[Rows from a dataset]
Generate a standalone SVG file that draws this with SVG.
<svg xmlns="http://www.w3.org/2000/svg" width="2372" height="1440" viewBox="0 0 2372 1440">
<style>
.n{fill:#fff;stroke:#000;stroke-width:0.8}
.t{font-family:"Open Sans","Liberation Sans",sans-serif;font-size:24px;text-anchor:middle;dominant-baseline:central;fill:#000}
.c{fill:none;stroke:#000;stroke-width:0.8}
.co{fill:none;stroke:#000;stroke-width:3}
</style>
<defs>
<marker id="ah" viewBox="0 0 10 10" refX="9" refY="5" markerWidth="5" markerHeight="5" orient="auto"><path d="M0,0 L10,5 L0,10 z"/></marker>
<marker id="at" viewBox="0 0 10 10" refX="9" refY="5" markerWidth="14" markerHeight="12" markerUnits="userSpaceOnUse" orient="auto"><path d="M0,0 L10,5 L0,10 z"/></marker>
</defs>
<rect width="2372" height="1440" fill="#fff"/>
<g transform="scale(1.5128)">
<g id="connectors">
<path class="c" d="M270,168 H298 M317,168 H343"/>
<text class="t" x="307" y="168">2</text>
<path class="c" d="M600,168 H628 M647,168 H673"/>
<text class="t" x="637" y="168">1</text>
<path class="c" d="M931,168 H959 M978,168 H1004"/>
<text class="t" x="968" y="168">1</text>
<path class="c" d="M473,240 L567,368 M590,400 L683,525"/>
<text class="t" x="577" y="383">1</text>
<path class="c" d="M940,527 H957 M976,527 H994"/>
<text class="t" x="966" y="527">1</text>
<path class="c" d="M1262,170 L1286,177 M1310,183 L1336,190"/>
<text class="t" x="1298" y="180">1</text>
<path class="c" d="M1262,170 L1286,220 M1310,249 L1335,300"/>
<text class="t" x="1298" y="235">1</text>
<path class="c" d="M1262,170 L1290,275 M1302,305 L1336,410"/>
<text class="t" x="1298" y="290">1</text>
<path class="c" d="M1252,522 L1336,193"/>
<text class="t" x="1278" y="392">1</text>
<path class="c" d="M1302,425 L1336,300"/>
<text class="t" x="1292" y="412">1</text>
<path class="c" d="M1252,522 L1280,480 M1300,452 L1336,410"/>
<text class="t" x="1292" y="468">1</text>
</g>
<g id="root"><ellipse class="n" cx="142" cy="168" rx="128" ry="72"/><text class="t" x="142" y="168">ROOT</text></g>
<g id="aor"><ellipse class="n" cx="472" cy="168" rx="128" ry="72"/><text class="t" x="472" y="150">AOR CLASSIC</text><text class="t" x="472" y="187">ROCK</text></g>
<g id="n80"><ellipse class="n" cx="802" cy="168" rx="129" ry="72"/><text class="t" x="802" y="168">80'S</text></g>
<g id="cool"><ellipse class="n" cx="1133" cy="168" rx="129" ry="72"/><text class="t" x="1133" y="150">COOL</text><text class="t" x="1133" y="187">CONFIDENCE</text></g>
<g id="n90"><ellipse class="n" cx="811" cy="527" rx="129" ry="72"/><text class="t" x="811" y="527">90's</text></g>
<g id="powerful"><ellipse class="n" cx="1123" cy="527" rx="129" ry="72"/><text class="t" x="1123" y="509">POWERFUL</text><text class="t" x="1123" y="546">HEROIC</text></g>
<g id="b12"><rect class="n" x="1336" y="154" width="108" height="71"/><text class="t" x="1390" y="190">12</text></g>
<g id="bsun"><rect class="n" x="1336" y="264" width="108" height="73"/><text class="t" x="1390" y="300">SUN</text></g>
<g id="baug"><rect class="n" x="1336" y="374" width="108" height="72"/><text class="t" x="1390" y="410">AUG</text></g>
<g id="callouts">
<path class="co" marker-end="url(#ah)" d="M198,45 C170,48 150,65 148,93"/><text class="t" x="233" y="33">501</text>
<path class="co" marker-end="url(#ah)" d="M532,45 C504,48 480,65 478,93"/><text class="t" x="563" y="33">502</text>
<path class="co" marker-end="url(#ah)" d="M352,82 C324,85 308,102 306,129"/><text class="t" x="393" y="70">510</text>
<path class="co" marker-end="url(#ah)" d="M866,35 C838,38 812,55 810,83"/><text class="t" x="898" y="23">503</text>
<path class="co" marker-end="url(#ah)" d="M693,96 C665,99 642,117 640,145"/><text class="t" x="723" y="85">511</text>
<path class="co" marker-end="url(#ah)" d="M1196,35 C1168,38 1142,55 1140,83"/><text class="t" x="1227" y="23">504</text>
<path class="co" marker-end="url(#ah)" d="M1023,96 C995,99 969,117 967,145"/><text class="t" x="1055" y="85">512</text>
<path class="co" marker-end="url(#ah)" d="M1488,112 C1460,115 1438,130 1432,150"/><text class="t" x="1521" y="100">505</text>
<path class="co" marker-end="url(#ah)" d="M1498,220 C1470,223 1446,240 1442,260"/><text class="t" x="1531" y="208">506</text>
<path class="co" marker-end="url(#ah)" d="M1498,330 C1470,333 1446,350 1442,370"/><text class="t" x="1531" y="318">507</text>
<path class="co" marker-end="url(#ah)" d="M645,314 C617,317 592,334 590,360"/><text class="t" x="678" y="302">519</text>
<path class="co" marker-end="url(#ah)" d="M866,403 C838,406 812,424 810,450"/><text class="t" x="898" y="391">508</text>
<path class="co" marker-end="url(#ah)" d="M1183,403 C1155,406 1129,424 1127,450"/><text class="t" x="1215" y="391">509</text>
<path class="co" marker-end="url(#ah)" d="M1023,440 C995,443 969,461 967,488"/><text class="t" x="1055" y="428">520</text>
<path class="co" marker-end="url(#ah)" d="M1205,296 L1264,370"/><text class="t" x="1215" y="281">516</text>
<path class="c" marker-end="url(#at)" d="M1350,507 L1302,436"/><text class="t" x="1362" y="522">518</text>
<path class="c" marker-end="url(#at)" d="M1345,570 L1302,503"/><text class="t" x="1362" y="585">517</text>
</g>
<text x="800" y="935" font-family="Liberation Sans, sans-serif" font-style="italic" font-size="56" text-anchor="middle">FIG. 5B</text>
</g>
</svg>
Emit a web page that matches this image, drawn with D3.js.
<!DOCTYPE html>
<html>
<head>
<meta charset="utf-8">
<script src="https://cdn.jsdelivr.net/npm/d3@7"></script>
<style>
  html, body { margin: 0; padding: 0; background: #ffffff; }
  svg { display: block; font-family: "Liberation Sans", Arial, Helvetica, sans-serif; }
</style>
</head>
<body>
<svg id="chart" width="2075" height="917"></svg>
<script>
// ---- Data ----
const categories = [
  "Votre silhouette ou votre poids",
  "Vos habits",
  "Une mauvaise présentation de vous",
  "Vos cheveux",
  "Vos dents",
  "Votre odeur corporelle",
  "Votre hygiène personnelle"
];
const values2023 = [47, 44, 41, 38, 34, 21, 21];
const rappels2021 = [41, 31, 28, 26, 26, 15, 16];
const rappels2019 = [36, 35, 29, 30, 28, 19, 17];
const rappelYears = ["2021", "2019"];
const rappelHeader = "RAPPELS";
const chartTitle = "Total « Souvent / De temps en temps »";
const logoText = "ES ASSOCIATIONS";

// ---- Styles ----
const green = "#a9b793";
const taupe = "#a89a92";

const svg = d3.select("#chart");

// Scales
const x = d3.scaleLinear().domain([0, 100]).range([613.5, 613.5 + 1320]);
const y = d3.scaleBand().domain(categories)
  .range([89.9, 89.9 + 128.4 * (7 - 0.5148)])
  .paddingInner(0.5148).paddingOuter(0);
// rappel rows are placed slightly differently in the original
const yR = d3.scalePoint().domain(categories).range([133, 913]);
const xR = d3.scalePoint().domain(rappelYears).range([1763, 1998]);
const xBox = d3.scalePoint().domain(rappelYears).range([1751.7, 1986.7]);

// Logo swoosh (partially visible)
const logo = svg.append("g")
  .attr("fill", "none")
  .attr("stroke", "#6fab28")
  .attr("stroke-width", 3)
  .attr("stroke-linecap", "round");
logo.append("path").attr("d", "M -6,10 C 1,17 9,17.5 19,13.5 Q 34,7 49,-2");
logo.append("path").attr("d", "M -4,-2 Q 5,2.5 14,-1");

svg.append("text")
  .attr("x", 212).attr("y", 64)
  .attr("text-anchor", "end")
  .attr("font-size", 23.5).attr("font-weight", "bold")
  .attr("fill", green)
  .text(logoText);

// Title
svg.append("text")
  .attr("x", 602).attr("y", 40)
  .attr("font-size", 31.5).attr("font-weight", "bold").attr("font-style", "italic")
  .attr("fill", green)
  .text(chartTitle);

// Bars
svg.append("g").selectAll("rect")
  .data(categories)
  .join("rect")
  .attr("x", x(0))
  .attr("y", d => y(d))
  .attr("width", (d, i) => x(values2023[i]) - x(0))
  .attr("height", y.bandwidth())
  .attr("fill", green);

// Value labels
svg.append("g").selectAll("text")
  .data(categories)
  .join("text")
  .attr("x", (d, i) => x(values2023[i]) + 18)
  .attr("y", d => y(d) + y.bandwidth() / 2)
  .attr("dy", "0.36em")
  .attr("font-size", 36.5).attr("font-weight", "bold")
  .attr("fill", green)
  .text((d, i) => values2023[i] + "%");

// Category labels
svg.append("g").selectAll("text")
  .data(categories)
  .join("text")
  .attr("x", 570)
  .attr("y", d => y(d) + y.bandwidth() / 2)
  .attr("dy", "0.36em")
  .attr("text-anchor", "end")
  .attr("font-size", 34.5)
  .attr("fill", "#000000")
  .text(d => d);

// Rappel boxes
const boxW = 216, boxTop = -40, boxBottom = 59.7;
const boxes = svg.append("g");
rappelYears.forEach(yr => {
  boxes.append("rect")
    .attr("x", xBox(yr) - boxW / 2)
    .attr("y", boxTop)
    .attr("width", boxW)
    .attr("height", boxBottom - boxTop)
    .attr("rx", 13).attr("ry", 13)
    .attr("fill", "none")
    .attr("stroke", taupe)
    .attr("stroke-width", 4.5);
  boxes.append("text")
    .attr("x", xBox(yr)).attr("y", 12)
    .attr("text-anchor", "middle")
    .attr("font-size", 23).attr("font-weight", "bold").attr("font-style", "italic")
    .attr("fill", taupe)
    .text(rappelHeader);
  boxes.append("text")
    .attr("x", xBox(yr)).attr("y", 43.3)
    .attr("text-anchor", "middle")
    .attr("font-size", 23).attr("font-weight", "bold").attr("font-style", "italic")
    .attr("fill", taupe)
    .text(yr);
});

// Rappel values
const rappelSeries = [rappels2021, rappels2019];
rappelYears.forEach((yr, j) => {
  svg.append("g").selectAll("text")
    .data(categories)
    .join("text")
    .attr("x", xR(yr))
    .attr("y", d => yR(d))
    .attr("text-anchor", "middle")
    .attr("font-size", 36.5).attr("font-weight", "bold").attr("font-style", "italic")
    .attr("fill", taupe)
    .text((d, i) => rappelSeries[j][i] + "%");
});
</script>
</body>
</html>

To do >> Looking at the data above, show all lines where the word "with" occurs.

Solution >>
Generate a standalone SVG file that draws this with SVG.
Emit a web page that matches this image, drawn with D3.js.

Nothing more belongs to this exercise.